[Data lines start]

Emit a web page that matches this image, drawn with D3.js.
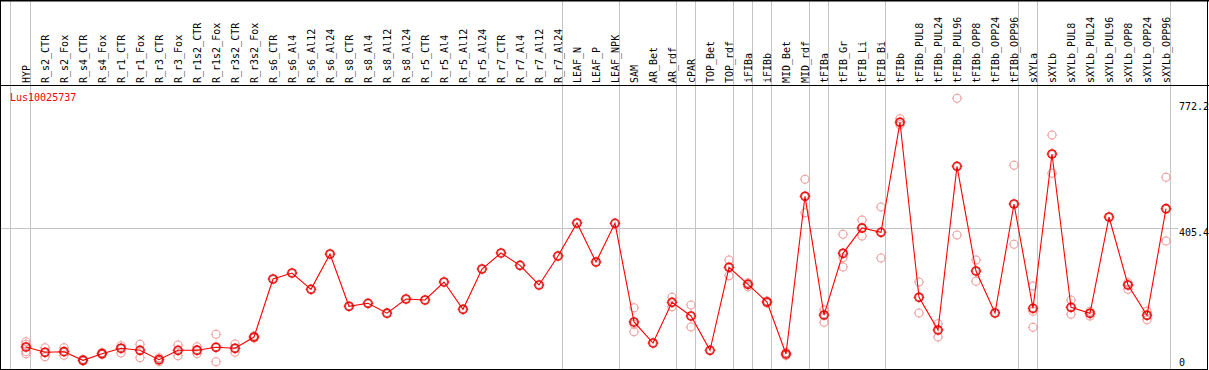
<html>
<head>
<title>Lus10025737</title>
<script type="text/javascript" src="https://cdn.jsdelivr.net/npm/d3@7/dist/d3.min.js"></script>
<style>
  * { margin: 0; padding: 0; }
  body { background: #fff; }
  svg { display: block; }
  text { font-family: "DejaVu Sans Mono", monospace; font-size: 10px; }
</style>
</head>
<body>
<div id="chart"></div>
<script type="text/javascript">
  var geneName = 'Lus10025737';

  var categories = ['HYP', 'R_s2_CTR', 'R_s2_Fox', 'R_s4_CTR', 'R_s4_Fox', 'R_r1_CTR', 'R_r1_Fox',
    'R_r3_CTR', 'R_r3_Fox', 'R_r1s2_CTR', 'R_r1s2_Fox', 'R_r3s2_CTR', 'R_r3s2_Fox',
    'R_s6_CTR', 'R_s6_Al4', 'R_s6_Al12', 'R_s6_Al24', 'R_s8_CTR', 'R_s8_Al4', 'R_s8_Al12', 'R_s8_Al24',
    'R_r5_CTR', 'R_r5_Al4', 'R_r5_Al12', 'R_r5_Al24', 'R_r7_CTR', 'R_r7_Al4', 'R_r7_Al12', 'R_r7_Al24',
    'LEAF_N', 'LEAF_P', 'LEAF_NPK', 'SAM', 'AR_Bet', 'AR_rdf', 'cPAR', 'TOP_Bet', 'TOP_rdf',
    'iFIBa', 'iFIBb', 'MID_Bet', 'MID_rdf', 'tFIBa', 'tFIB_Gr', 'tFIB_Li', 'tFIB_Bi',
    'tFIBb', 'tFIBb_PUL8', 'tFIBb_PUL24', 'tFIBb_PUL96', 'tFIBb_OPP8', 'tFIBb_OPP24', 'tFIBb_OPP96',
    'sXYLa', 'sXYLb', 'sXYLb_PUL8', 'sXYLb_PUL24', 'sXYLb_PUL96', 'sXYLb_OPP8', 'sXYLb_OPP24', 'sXYLb_OPP96'];

  // first sample of each tissue group (gray separators)
  var groupStarts = ['HYP', 'R_s2_CTR', 'LEAF_N', 'SAM', 'cPAR', 'TOP_Bet', 'iFIBa', 'iFIBb',
    'MID_Bet', 'tFIBa', 'tFIB_Gr', 'tFIBb', 'sXYLa', 'sXYLb'];

  var means = [70.5, 55.6, 57.3, 33.0, 51.6, 66.9, 61.2, 34.7, 61.2, 61.5, 69.7, 66.9, 98.7,
    262.4, 279.3, 233.3, 332.9, 185.4, 193.8, 165.9, 206.0, 203.1, 253.9, 176.9, 290.6,
    335.7, 301.0, 245.5, 327.3, 420.4, 310.3, 419.5, 141.1, 81.8, 196.6, 158.0, 61.2, 295.4,
    247.4, 197.5, 50.8, 495.7, 160.8, 334.9, 406.3, 394.1, 704.5, 210.8, 118.5, 580.3, 285.0,
    166.5, 474.0, 179.7, 615.0, 182.5, 165.6, 437.3, 245.5, 160.0, 460.7];

  var replicates = [
    [85.5, 78.2, 57.8, 51.6], [68.6, 43.2], [68.6, 47.1], [35.8, 31.0], [55.0, 49.4],
    [74.2, 53.6], [78.2, 40.3], [40.3, 29.6], [76.2, 46.0], [71.4, 52.2], [106.4, 29.1],
    [79.0, 55.6], [101.6, 95.9],
    [], [], [], [], [], [], [], [], [], [], [], [], [], [], [], [], [], [], [],
    [181.4, 113.7, 134.6], [], [210.8, 184.2], [189.0, 127.0], [], [316.0, 271.7],
    [252.0, 240.7], [200.3, 194.7], [55.0, 46.6], [543.7, 449.4], [174.9, 140.2],
    [388.5, 322.5, 296.2], [428.8, 383.7], [465.5, 321.6], [714.6, 697.7], [253.9, 166.5],
    [136.3, 98.7], [772.2, 386.5], [316.0, 255.9], [], [583.2, 360.3], [242.6, 126.1, 171.3],
    [668.7, 560.6], [203.1, 162.8], [171.3, 158.0], [], [252.0, 233.3], [171.3, 147.6],
    [549.3, 369.6]];

  var yTicks = ['772.2', '405.4', '0'];
  var midValue = 405.4;
  var maxValue = 772.2;

  var W = 1209, H = 370, headerH = 85;

  var svg = d3.select('#chart').append('svg')
      .attr('width', W)
      .attr('height', H);

  var x = d3.scaleBand().domain(categories).range([16.5, 16.5 + 19 * categories.length]);
  var cx = function(c) { return x(c) + x.bandwidth() / 2; };
  var y = d3.scaleLinear().domain([0, maxValue]).range([372, 98.3]);
  var plotRight = x.range()[1] - 5;

  // gray separators
  var seps = groupStarts.map(function(c) { return Math.round(x(c) - 5) - 0.5; });
  seps.push(Math.round(plotRight) - 0.5);
  seps[0] = seps[0] - 1;
  svg.selectAll('line.sep').data(seps)
    .enter().append('line')
      .attr('class', 'sep')
      .attr('x1', function(d) { return d; })
      .attr('x2', function(d) { return d; })
      .attr('y1', 0)
      .attr('y2', H)
      .attr('stroke', '#c4c4c4')
      .attr('stroke-width', 1)
      .attr('shape-rendering', 'crispEdges');

  // mid line
  var ym = Math.round(y(midValue)) + 0.5;
  svg.append('line')
    .attr('x1', 0).attr('x2', 1178)
    .attr('y1', ym).attr('y2', ym)
    .attr('stroke', '#c4c4c4')
    .attr('shape-rendering', 'crispEdges');

  // frame
  svg.append('rect')
    .attr('x', 0.5).attr('y', 0.5)
    .attr('width', W - 2).attr('height', H - 1)
    .attr('fill', 'none')
    .attr('stroke', '#000')
    .attr('stroke-width', 1)
    .attr('shape-rendering', 'crispEdges');
  svg.append('line')
    .attr('x1', 0).attr('x2', W)
    .attr('y1', 0.5).attr('y2', 0.5)
    .attr('stroke', '#000')
    .attr('stroke-width', 2);
  svg.append('line')
    .attr('x1', 0).attr('x2', W)
    .attr('y1', headerH + 0.5).attr('y2', headerH + 0.5)
    .attr('stroke', '#000')
    .attr('stroke-width', 1)
    .attr('shape-rendering', 'crispEdges');

  // sample labels
  svg.selectAll('text.lab').data(categories)
    .enter().append('text')
      .attr('class', 'lab')
      .attr('transform', function(c) { return 'translate(' + cx(c) + ',' + (headerH - 2) + ') rotate(-90)'; })
      .attr('dy', '0.36em')
      .attr('fill', '#000')
      .text(function(c) { return c; });

  // title
  svg.append('text')
    .attr('x', 10).attr('y', 101)
    .attr('fill', '#ff0000')
    .text(geneName);

  // right axis labels
  var tickY = [110, ym + 7, 366];
  svg.selectAll('text.tick').data(yTicks)
    .enter().append('text')
      .attr('class', 'tick')
      .attr('x', 1179)
      .attr('y', function(d, i) { return tickY[i]; })
      .attr('fill', '#000')
      .text(function(d) { return d; });

  var marker = function(g, px, py, r, color, sw) {
    g.append('circle')
      .attr('cx', px).attr('cy', py).attr('r', r)
      .attr('fill', 'none')
      .attr('stroke', color)
      .attr('stroke-width', sw);
    g.append('path')
      .attr('d', 'M' + px + ' ' + (py - r - 1.2) + 'V' + (py - r + 0.5) +
        'M' + px + ' ' + (py + r - 0.5) + 'V' + (py + r + 1.2) +
        'M' + (px - r - 1.2) + ' ' + py + 'H' + (px - r + 0.5) +
        'M' + (px + r - 0.5) + ' ' + py + 'H' + (px + r + 1.2))
      .attr('stroke', color)
      .attr('stroke-width', 0.9);
  };

  // replicates
  var repG = svg.append('g');
  categories.forEach(function(c, i) {
    replicates[i].forEach(function(v) {
      marker(repG, cx(c), y(v), 4, '#f0a0a0', 1.1);
    });
  });

  // mean line
  var line = d3.line()
    .x(function(d, i) { return cx(categories[i]); })
    .y(function(d) { return y(d); });
  svg.append('path')
    .datum(means)
    .attr('d', line)
    .attr('fill', 'none')
    .attr('stroke', '#ff0000')
    .attr('stroke-width', 1.1);

  // mean markers
  var meanG = svg.append('g');
  categories.forEach(function(c, i) {
    marker(meanG, cx(c), y(means[i]), 4.2, '#ff0000', 1.3);
    meanG.append('circle')
      .attr('cx', cx(c)).attr('cy', y(means[i])).attr('r', 3.4)
      .attr('fill', 'none')
      .attr('stroke', '#900000')
      .attr('stroke-width', 0.5);
  });
</script>
</body>
</html>
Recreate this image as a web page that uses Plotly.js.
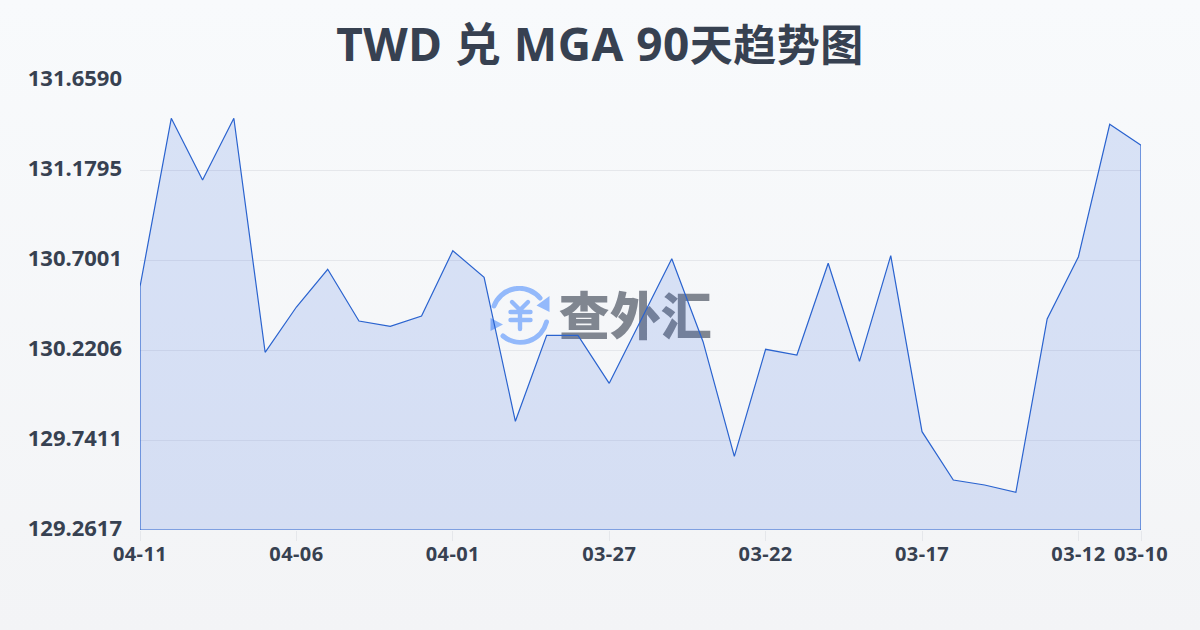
<!DOCTYPE html>
<html><head><meta charset="utf-8">
<script src="https://cdn.plot.ly/plotly-3.0.1.min.js"></script>
<style>html,body{margin:0;padding:0;width:1200px;height:630px;overflow:hidden;background:linear-gradient(180deg,#f8fafc 0%,#f3f4f6 100%);}#c{width:1200px;height:630px;}
.gtitle{letter-spacing:.5px;}.xtick text{letter-spacing:.4px;}</style>
</head><body><div id="c"></div>
<script>
const dates=['04-11','04-10','04-09','04-08','04-07','04-06','04-05','04-04','04-03','04-02','04-01','03-31','03-30','03-29','03-28','03-27','03-26','03-25','03-24','03-23','03-22','03-21','03-20','03-19','03-18','03-17','03-16','03-15','03-14','03-13','03-12','03-11','03-10'];
const rates=[130.5578,131.4550,131.1263,131.4550,130.2084,130.4497,130.6505,130.3751,130.3469,130.4017,130.7496,130.6079,129.8408,130.2989,130.2989,130.0432,130.3751,130.7070,130.2648,129.6543,130.2244,130.1940,130.6825,130.1604,130.7230,129.7854,129.5281,129.5014,129.4625,130.3858,130.7177,131.4230,131.3111];
const xTickLabels=['04-11','04-06','04-01','03-27','03-22','03-17','03-12','03-10'];
const yTicks=[129.2617,129.7411,130.2206,130.7001,131.1795,131.6590];
const yTickLabels=yTicks.map(v=>v.toFixed(4));
const titleText='TWD 兑 MGA 90<span style="font-size:43px">天趋势图</span>';
const watermark='查外汇';

const FONT='"Noto Sans","Noto Sans CJK SC",sans-serif';
const INK='#374151';
const n=dates.length-1;
const idx=dates.map((d,i)=>i);
const yMin=yTicks[0],yMax=yTicks[yTicks.length-1];

const icon=`<svg xmlns="http://www.w3.org/2000/svg" viewBox="0 0 60 60" width="240" height="240">
<g fill="none" stroke="#93b9fb" stroke-width="5" stroke-linecap="round">
<path d="M4 20 A27 27 0 0 1 50 12"/><path d="M56.5 36 A27 27 0 0 1 13 50"/>
<path d="M22 16 L30 24 L38 16 M20.5 26 H40.5 M20.5 34 H40.5 M30 24 V43" stroke-width="4.4"/></g>
<path d="M59.5 10 V26 L46.5 19.5 Z M0.5 32 V45 L13 38.5 Z" fill="#93b9fb"/></svg>`;

const data=[
 {type:'scatter',mode:'text',x:[15.83],y:[130.371],text:[watermark],textposition:'middle center',hoverinfo:'skip',showlegend:false,
  textfont:{family:'"Noto Sans CJK SC"',size:51,weight:900,color:'rgba(72,79,95,0.68)'}},
 {type:'scatter',mode:'lines',x:idx.concat([n,0,0]),y:rates.concat([yMin,yMin,rates[0]]),fill:'toself',fillcolor:'rgba(37,95,222,0.15)',
  line:{color:'#2a63cf',width:1.2},cliponaxis:false,showlegend:false,hoverinfo:'skip'}
];
const layout={
 width:1200,height:630,paper_bgcolor:'rgba(0,0,0,0)',plot_bgcolor:'rgba(0,0,0,0)',
 margin:{l:140,r:59,t:80,b:100},showlegend:false,
 title:{text:titleText,x:0.5,xref:'container',xanchor:'center',y:0.928,yref:'container',yanchor:'middle',font:{family:FONT,size:46,weight:700,color:INK}},
 xaxis:{type:'linear',range:[0,n],tickmode:'array',tickvals:xTickLabels.map(l=>dates.indexOf(l)),ticktext:xTickLabels,ticks:'outside',ticklen:10,tickcolor:'#e5e7eb',tickwidth:1,ticklabelstandoff:-4,
  showgrid:false,zeroline:false,showline:false,tickangle:0,tickfont:{family:FONT,size:20,weight:700,color:INK}},
 yaxis:{type:'linear',range:[yMin,yMax],tickmode:'array',tickvals:yTicks,ticktext:yTickLabels,ticks:'',ticklabelstandoff:17,ticklabelshift:-2,gridcolor:'#e5e7eb',gridwidth:1,
  zeroline:false,showline:false,tickfont:{family:FONT,size:22,weight:700,color:INK}},
 images:[{source:'data:image/svg+xml;charset=utf-8,'+encodeURIComponent(icon),xref:'paper',yref:'paper',x:350/1001,y:244/450,sizex:60/1001,sizey:60/450,sizing:'stretch',xanchor:'left',yanchor:'top',layer:'below'}]
};
Plotly.newPlot('c',data,layout,{displayModeBar:false,staticPlot:true});
</script></body></html>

[Data lines end]

▶ _Problem description_
The lines from the top of the data above through the one holding "var geneName = 'Lus10025737';" are to be repeated exactly, and only those, with no pictures.

▶ _Reply to the exercise_
Emit a web page that matches this image, drawn with D3.js.
<html>
<head>
<title>Lus10025737</title>
<script type="text/javascript" src="https://cdn.jsdelivr.net/npm/d3@7/dist/d3.min.js"></script>
<style>
  * { margin: 0; padding: 0; }
  body { background: #fff; }
  svg { display: block; }
  text { font-family: "DejaVu Sans Mono", monospace; font-size: 10px; }
</style>
</head>
<body>
<div id="chart"></div>
<script type="text/javascript">
  var geneName = 'Lus10025737';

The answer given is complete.